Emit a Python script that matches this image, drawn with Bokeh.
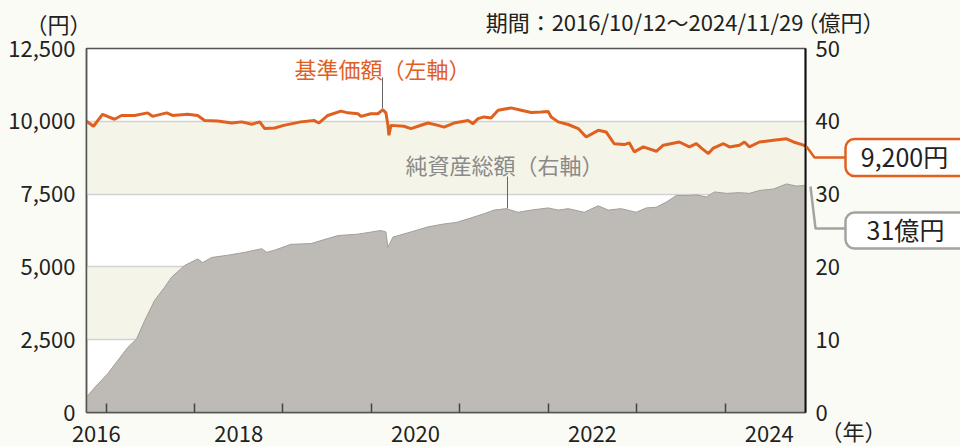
from bokeh.plotting import figure
from bokeh.core.properties import value
from bokeh.models import (Range1d, LinearAxis, FixedTicker, NumeralTickFormatter,
                          CustomJSTickFormatter, BoxAnnotation, Label, Arrow)
from bokeh.embed import file_html
from bokeh.resources import INLINE

# ---- data (decimal years) ----
nav_t = [2016.779, 2016.858, 2016.960, 2017.096, 2017.175, 2017.323, 2017.470, 2017.526, 2017.685, 2017.753,
         2017.923, 2018.036, 2018.115, 2018.263, 2018.421, 2018.534, 2018.648, 2018.738, 2018.795, 2018.908,
         2019.010, 2019.203, 2019.350, 2019.406, 2019.508, 2019.656, 2019.735, 2019.848, 2019.882, 2019.995,
         2020.075, 2020.131, 2020.165, 2020.188, 2020.199, 2020.222, 2020.369, 2020.448, 2020.528, 2020.641,
         2020.754, 2020.822, 2020.935, 2021.094, 2021.150, 2021.207, 2021.275, 2021.354, 2021.434, 2021.581,
         2021.694, 2021.807, 2021.921, 2022.000, 2022.034, 2022.113, 2022.226, 2022.340, 2022.430, 2022.566,
         2022.657, 2022.747, 2022.860, 2022.917, 2022.974, 2023.076, 2023.223, 2023.302, 2023.483, 2023.597,
         2023.676, 2023.733, 2023.812, 2023.868, 2023.982, 2024.050, 2024.163, 2024.219, 2024.276, 2024.389,
         2024.548, 2024.695, 2024.774, 2024.888, 2024.910]
nav_v = [10000, 9830, 10240, 10070, 10200, 10200, 10290, 10170, 10290, 10200,
         10240, 10200, 10030, 10010, 9940, 9980, 9900, 9980, 9750, 9770,
         9860, 9980, 10030, 9940, 10200, 10350, 10290, 10260, 10170, 10260,
         10260, 10400, 10290, 9860, 9520, 9860, 9830, 9750, 9830, 9940,
         9860, 9800, 9940, 10030, 9920, 10090, 10150, 10110, 10380, 10460,
         10380, 10300, 10320, 10340, 10150, 9980, 9890, 9750, 9460, 9690,
         9630, 9230, 9200, 9260, 8950, 9120, 8970, 9180, 9290, 9120,
         9230, 9080, 8890, 9080, 9230, 9120, 9180, 9290, 9120, 9290,
         9350, 9400, 9290, 9180, 9150]

aum_t = [2016.779, 2016.870, 2017.017, 2017.130, 2017.243, 2017.345, 2017.436, 2017.549, 2017.662, 2017.742,
         2017.889, 2018.036, 2018.093, 2018.195, 2018.376, 2018.568, 2018.761, 2018.818, 2018.908, 2019.089,
         2019.316, 2019.622, 2019.848, 2020.109, 2020.165, 2020.188, 2020.245, 2020.448, 2020.641, 2020.822,
         2020.958, 2021.094, 2021.275, 2021.388, 2021.524, 2021.660, 2021.807, 2022.000, 2022.113, 2022.226,
         2022.408, 2022.566, 2022.679, 2022.826, 2022.996, 2023.109, 2023.223, 2023.336, 2023.449, 2023.597,
         2023.676, 2023.789, 2023.880, 2024.016, 2024.163, 2024.276, 2024.389, 2024.548, 2024.695, 2024.808,
         2024.910]
aum_v = [2.1, 3.4, 5.3, 7.1, 8.9, 10.1, 12.6, 15.4, 17.2, 18.6,
         20.2, 21.1, 20.6, 21.3, 21.6, 22.0, 22.5, 22.0, 22.3, 23.1,
         23.2, 24.3, 24.5, 25.0, 24.8, 22.7, 24.1, 24.8, 25.5, 25.9,
         26.1, 26.6, 27.3, 27.8, 28.0, 27.5, 27.8, 28.1, 27.8, 28.0,
         27.5, 28.4, 27.8, 28.0, 27.5, 28.1, 28.2, 28.9, 29.8, 29.8,
         29.9, 29.6, 30.3, 30.1, 30.2, 30.1, 30.5, 30.7, 31.4, 31.1,
         31.2]

year_ticks = [2017, 2018, 2019, 2020, 2021, 2022, 2023, 2024]
year_label_pos = [2016.89, 2018.5, 2020.5, 2022.5, 2024.5]
left_ticks = [0, 2500, 5000, 7500, 10000, 12500]
right_ticks = [0, 10, 20, 30, 40, 50]
grid_ticks = [2500, 5000, 7500, 10000]
bands = [(2500, 5000), (7500, 10000)]
nav_last_label = "9,200円"
aum_last_label = "31億円"

T0, T1 = 2016.779, 2024.910

# ---- styles / geometry ----
FONT = "Noto Sans CJK JP"
ORANGE = "#e0601f"
GRAYTXT = "#8a8a8a"
CALLGRAY = "#a3a3a3"
AREA = "#bebab5"
AREA_EDGE = "#a29e99"
BG = "#fbfbf5"
BAND = "#f5f4e8"
W, H = 960, 446
FL, FR, FT, FB = 86, 155, 48, 34
FW, FH = W - FL - FR, H - FT - FB


def SX(px):  # page px -> frame-relative screen x
    return px - FL


def SY(py):  # page px -> frame-relative screen y (from bottom)
    return (FT + FH) - py


p = figure(width=W, height=H, x_range=Range1d(T0, T1), y_range=Range1d(0, 12500),
           output_backend="svg", toolbar_location=None,
           min_border_left=FL, min_border_right=FR, min_border_top=FT, min_border_bottom=FB,
           background_fill_color="white", border_fill_color=BG)
p.extra_y_ranges = {"aum": Range1d(0, 50)}
p.outline_line_color = "#555555"
p.outline_line_width = 1.5

p.xgrid.visible = False
p.ygrid.ticker = FixedTicker(ticks=grid_ticks)
p.ygrid.grid_line_color = "#d2d2d2"
p.ygrid.grid_line_width = 1.5

for lo, hi in bands:
    p.add_layout(BoxAnnotation(bottom=lo, top=hi, fill_color=BAND, fill_alpha=1.0,
                               line_color=None, level="image"))

p.varea(x=aum_t, y1=0, y2=aum_v, y_range_name="aum", fill_color=AREA)
p.line(aum_t, aum_v, y_range_name="aum", line_color=AREA_EDGE, line_width=1)
p.line(nav_t, nav_v, line_color=ORANGE, line_width=3)

# axes
ya = p.yaxis[0]
ya.ticker = FixedTicker(ticks=left_ticks)
ya.formatter = NumeralTickFormatter(format="0,0")
ya.major_tick_in = 0
ya.major_tick_out = 0
ya.minor_tick_in = 0
ya.minor_tick_out = 0
ya.axis_line_color = "#555555"
ya.axis_line_width = 1.5
ya.major_label_standoff = 11
ya.major_label_text_font = FONT
ya.major_label_text_font_size = "22px"
ya.major_label_text_color = "#222222"

ra = LinearAxis(y_range_name="aum", ticker=FixedTicker(ticks=right_ticks))
ra.major_tick_in = 0
ra.major_tick_out = 0
ra.minor_tick_in = 0
ra.minor_tick_out = 0
ra.axis_line_color = "#111111"
ra.axis_line_width = 2
ra.major_label_standoff = 10
ra.major_label_text_font = FONT
ra.major_label_text_font_size = "22px"
ra.major_label_text_color = "#222222"
p.add_layout(ra, "right")

xa = p.xaxis[0]
xa.ticker = FixedTicker(ticks=year_label_pos, minor_ticks=year_ticks)
xa.formatter = CustomJSTickFormatter(code="return Math.floor(tick).toString()")
xa.major_tick_in = 0
xa.major_tick_out = 0
xa.minor_tick_in = 9
xa.minor_tick_out = 0
xa.minor_tick_line_color = "#444444"
xa.minor_tick_line_width = 1.5
xa.axis_line_color = "#555555"
xa.axis_line_width = 1.5
xa.major_label_standoff = 13
xa.major_label_text_font = FONT
xa.major_label_text_font_size = "22px"
xa.major_label_text_color = "#222222"


def label(px, py, text, color="#222222", size="22px", align="center"):
    p.add_layout(Label(x=SX(px), y=SY(py), x_units="screen", y_units="screen",
                       text=text, text_align=align, text_baseline="middle",
                       text_font=FONT, text_font_size=size, text_color=color))


def seg(x0, y0, x1, y1, color, width):
    p.add_layout(Arrow(x_start=SX(x0), y_start=SY(y0), x_end=SX(x1), y_end=SY(y1),
                       start_units="screen", end_units="screen",
                       start=None, end=None, line_color=color, line_width=width))


# series annotations (inside the frame)
label(382, 67, "基準価額（左軸）", color=ORANGE)
seg(382, 77, 382, 108, "#666666", 1)
label(504, 163, "純資産総額（右軸）", color=GRAYTXT)
seg(507, 176, 507, 208, "#666666", 1)

# ---- transparent overlay canvas (separate root) for texts outside the plot frame ----
ov = figure(width=W, height=H, x_range=Range1d(0, W), y_range=Range1d(0, H),
            output_backend="svg", toolbar_location=None,
            x_axis_location=None, y_axis_location=None,
            min_border=0, min_border_left=0, min_border_right=0, min_border_top=0, min_border_bottom=0,
            background_fill_color=None, border_fill_color=None, outline_line_color=None)
ov.xgrid.visible = False
ov.ygrid.visible = False
ov.styles = {"position": "absolute", "left": "0px", "top": "0px"}


def otext(px, py, text, color="#222222", size="22px", align="center"):
    ov.text(x=[px], y=[H - py], text=[text], text_align=align, text_baseline="middle",
            text_font=value(FONT), text_font_size=size, text_color=color)


def oline(xs, ys, color, width):
    ov.line(x=xs, y=[H - y for y in ys], line_color=color, line_width=width)


def obox(x0, x1, y0, y1, color):
    ov.quad(left=x0, right=x1, top=H - y0, bottom=H - y1, fill_color="white",
            line_color=color, line_width=2.5, border_radius=9)


otext(58, 22, "（円）")
otext(803, 20, "期間：2016/10/12～2024/11/29", align="right")
otext(840, 20, "（億円）")
otext(853, 429, "（年）")

oline([806, 814, 846], [146, 157, 157], ORANGE, 2.5)
oline([810, 815, 846], [186, 228, 228], CALLGRAY, 2.5)
obox(845, 985, 138.5, 175.5, ORANGE)
obox(845, 985, 212, 248, CALLGRAY)
otext(904, 155, nav_last_label, size="25px")
otext(905, 228, aum_last_label, size="25px")

html = file_html([p, ov], INLINE, title="chart")
html = html.replace("<head>", "<head><style>html,body{background:%s;overflow:hidden;}</style>" % BG, 1)
open("out.html", "w").write(html)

**Set task**
Leave out the pictures, then repeat the listing above exactly from its first line to the line with "from bokeh.resources import INLINE", inclusive.

**Finished exercise**
Emit a Python script that matches this image, drawn with Bokeh.
from bokeh.plotting import figure
from bokeh.core.properties import value
from bokeh.models import (Range1d, LinearAxis, FixedTicker, NumeralTickFormatter,
                          CustomJSTickFormatter, BoxAnnotation, Label, Arrow)
from bokeh.embed import file_html
from bokeh.resources import INLINE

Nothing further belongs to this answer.